Cessar fogo ou por mais fogo?

O mundo parece empenhado num jogo suicida que vai se expressar nos indicadores financeiros globais lá fora antes daqui, por conta do providencial reinado de Momo, ainda que restrito a bailes de salão e ao sistema bancário.

O ditado popular de que não se cutuca onça com vara curta bem que poderia ser traduzido agora por um “não se encurrala urso, muito menos ferido”.

Mas a onda de propaganda, esta espécie de “partido único” que vem em ondas, desde que o mundo se tornou unipolar consegue inverter situações e transformar qualquer adversário das ideias hegemônicas em em um “agente russo” (agora não dá mais para falar em “agente comunista”) e fazer com que se interdite o debate sobre a quem serve este conflito na Ucrânia.

Portanto, é melhor fazer perguntas do que produzir afirmações, porque estas acabam sendo sujeitas à desqualificação que este tsunami ideológico produz.

A primeira pergunta é porque não estamos vendo um ataque militar à semelhança dos que vimos quando um exército armado dos mesmo meios que tem o russo, com chuvas de mísseis e foguetes caindo sobre o centro de Kiev e levas de jatos supersônicos? Afinal, há ali um “distrito do Governo”, tanto ou mais cheio de simbolismo e, sobretudo, um cenário para demonstração do poderio dos mísseis, foguetes e té da artilharia russa, cujo alcance supera os 30 km de distância a que se encontram as suas forças.

Desculpem, mas isso não está ocorrendo por conta a resistência do exército ucraniano ou dos coquetéis molotov ou ainda por “problemas logísticos” do exército russo.

Nada pode ser mais esclarecedor, paradoxalmente, do que o diálogo travado entre o presidente dos EUA Richard Nixon e Henry Kissinger, seu secretário de Estado. só conhecido décadas depois de ter sido travado, publicado pela ótima Dorrit Harazim, em O Globo:

— [O bombardeio de diques que inundaria áreas enormes do Vietnã e as redes de túneis usados pelos vietnamitas para resistir aos EUA] vai afogar a população?
— Cerca de 200 mil pessoas, responde Kissinger.
— Prefiro usar bomba nuclear. Você entendeu, Henry?
— Isso eu acho que seria demais.
— A bomba nuclear, por que ela incomoda você? Pelo amor de Deus, Henry, eu quero que você pense grande… O único ponto sobre o qual divergimos é em relação aos bombardeios. Você vive preocupado com as baixas civis…
— Os civis me preocupam porque não quero que o mundo se mobilize contra você por ser um açougueiro.
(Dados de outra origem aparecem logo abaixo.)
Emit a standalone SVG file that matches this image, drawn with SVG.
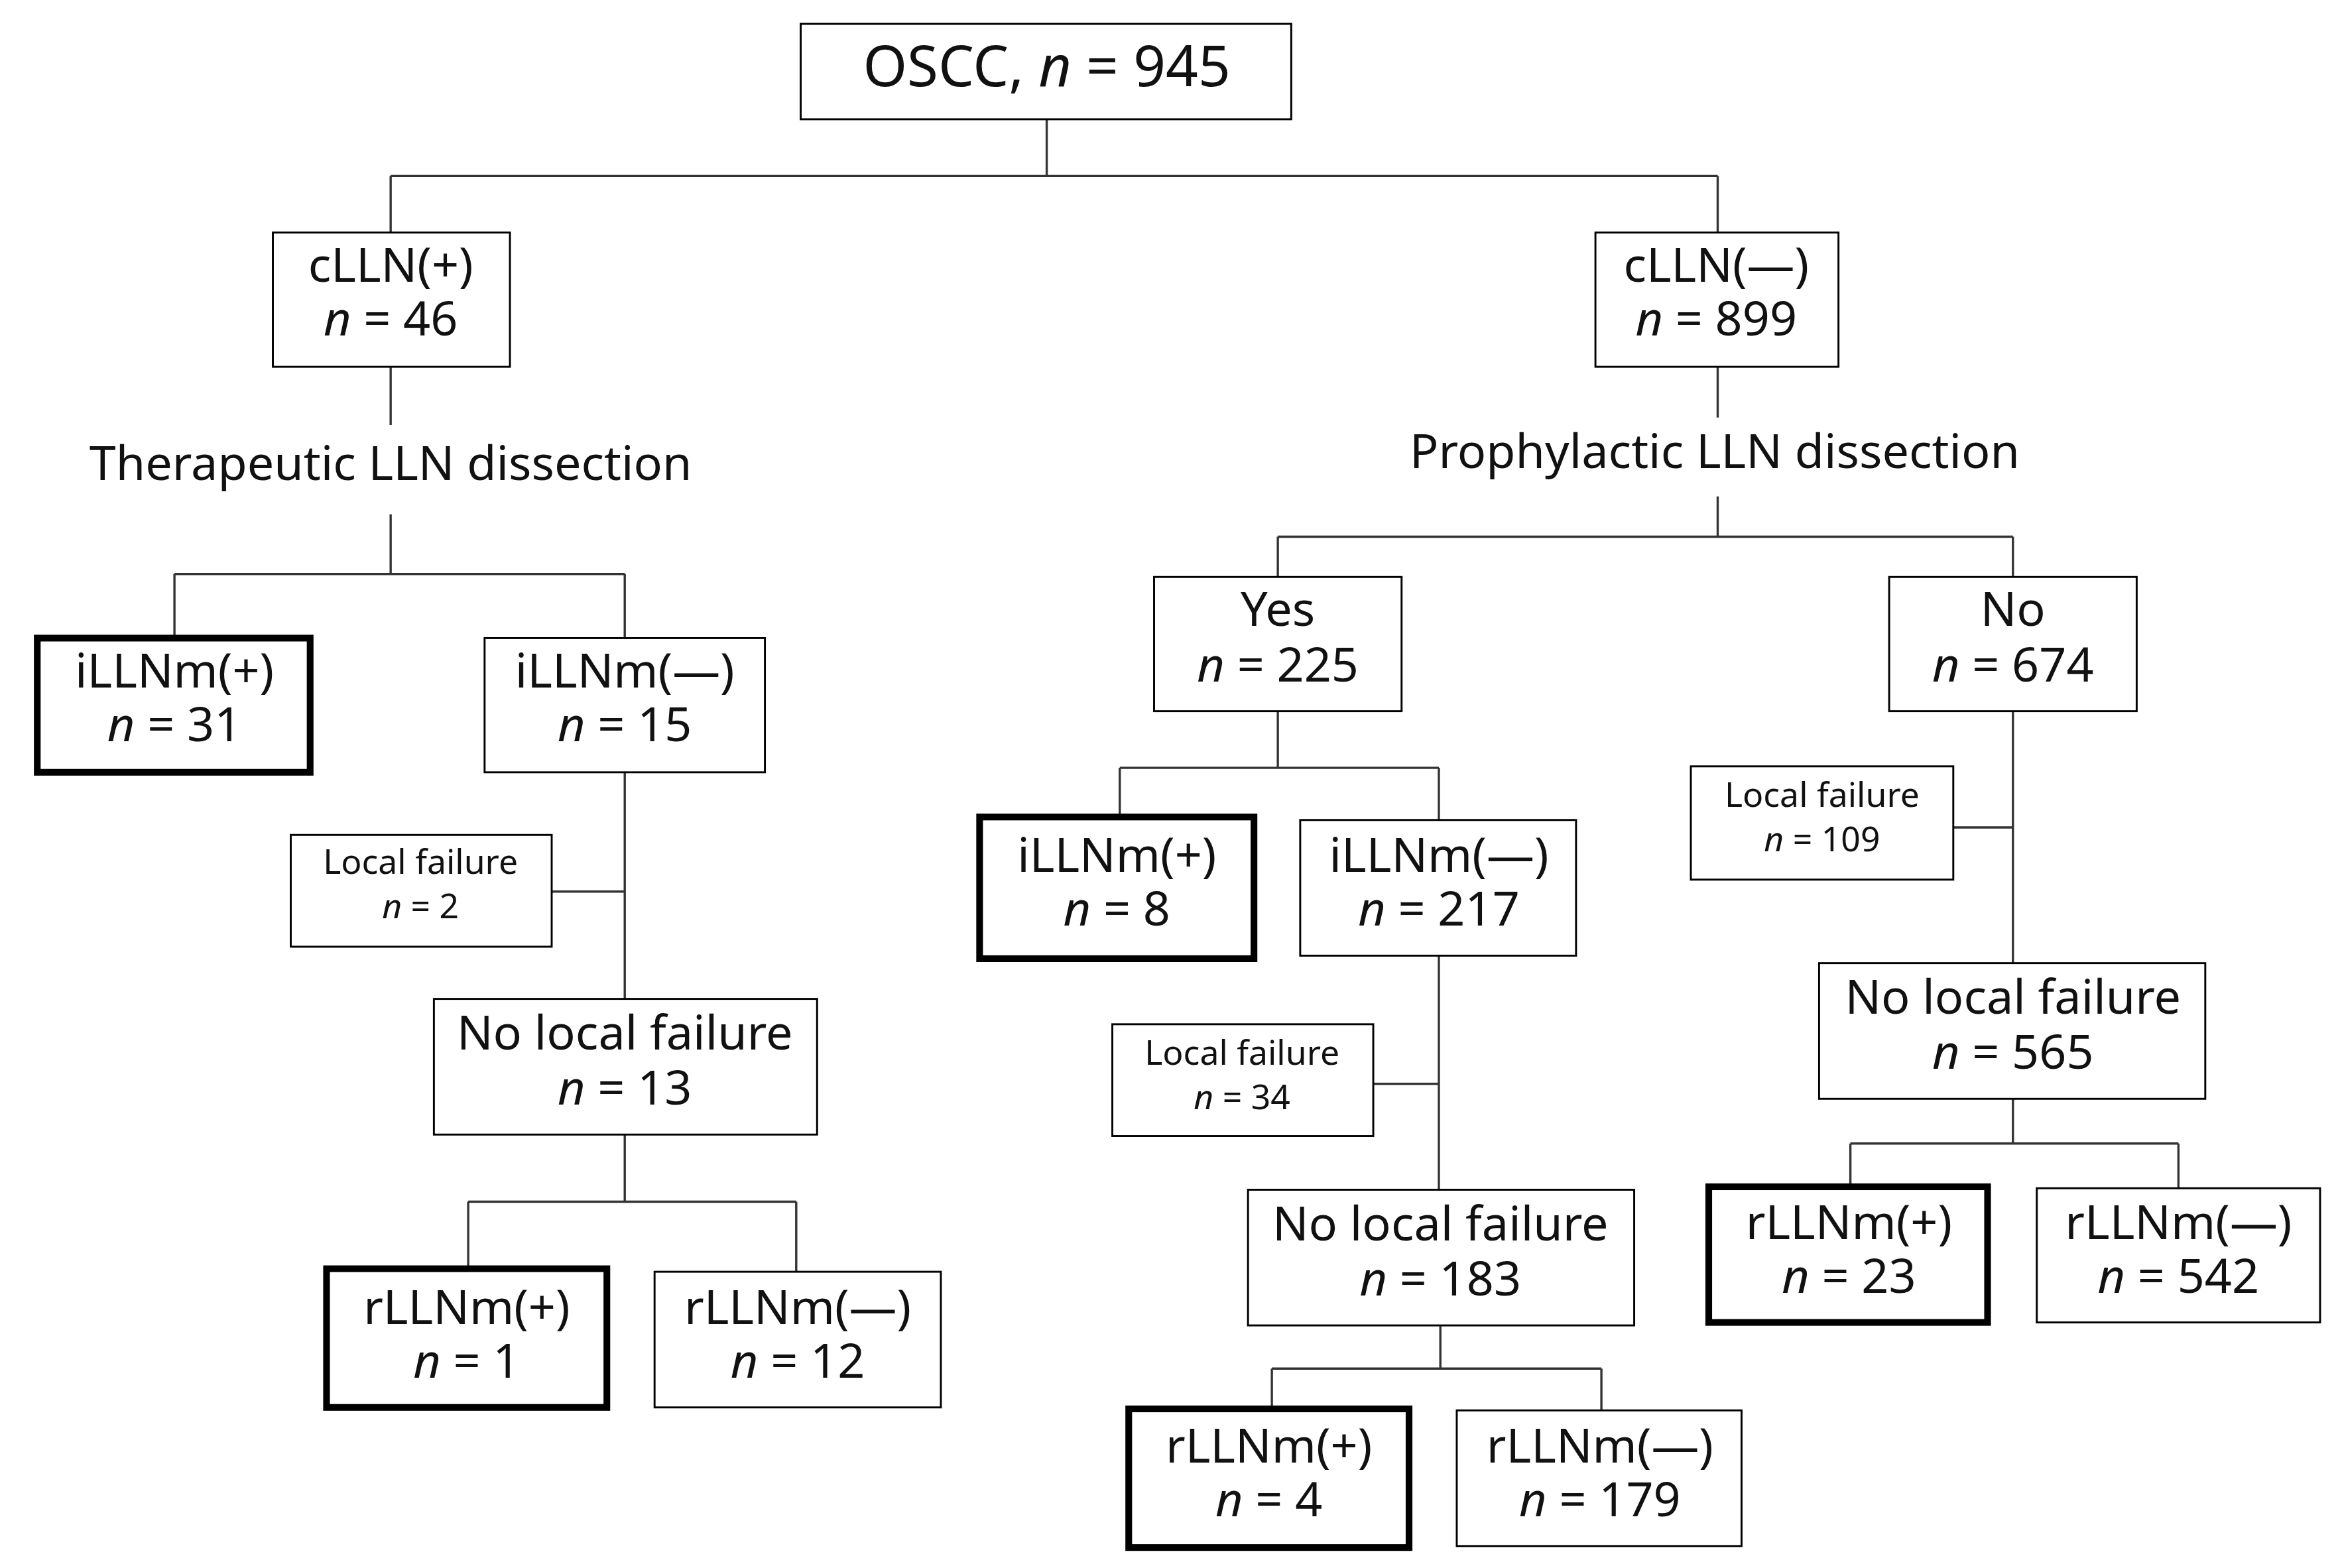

Como se vê, não é uma questão de governantes serem “loucos”, “insanos”, mas das circunstâncias que envolvem os interesses que representam e a afirmação de seu poderio. Senhores simpáticos, gentis, bons pais de família, como Barack Obama e Joe Biden sentaram-se tranquilamente nas salas de segurança da Casa Branca para acompanhar, com áudio, vídeo e em tempo real a execução de terroristas ditos “islâmicos”.

É, portanto, completamente distorcida a visão de que estamos diante de um confronto entre os “bonzinhos” da Otan e o “malvado” do Kremlin, até porque o estopim disso é a intenção manifesta dos “bonzinhos” de integrar a Ucrânia à Otan – uma projeção do poder dos EUA na Europa.

O encontro entre russos e ucranianos, hoje, tem um ponto de partida sem o qual nada mais terá efeito: o cessar-fogo.

Todas as questões vêm depois dele e, talvez por isso, pareça estar havendo uma sabotagem da possibilidade de que ele aconteça.

Empurrar Putin para uma posição onde sua única saída seja ampliar a guerra é tão inocente quanto bombardear dos diques.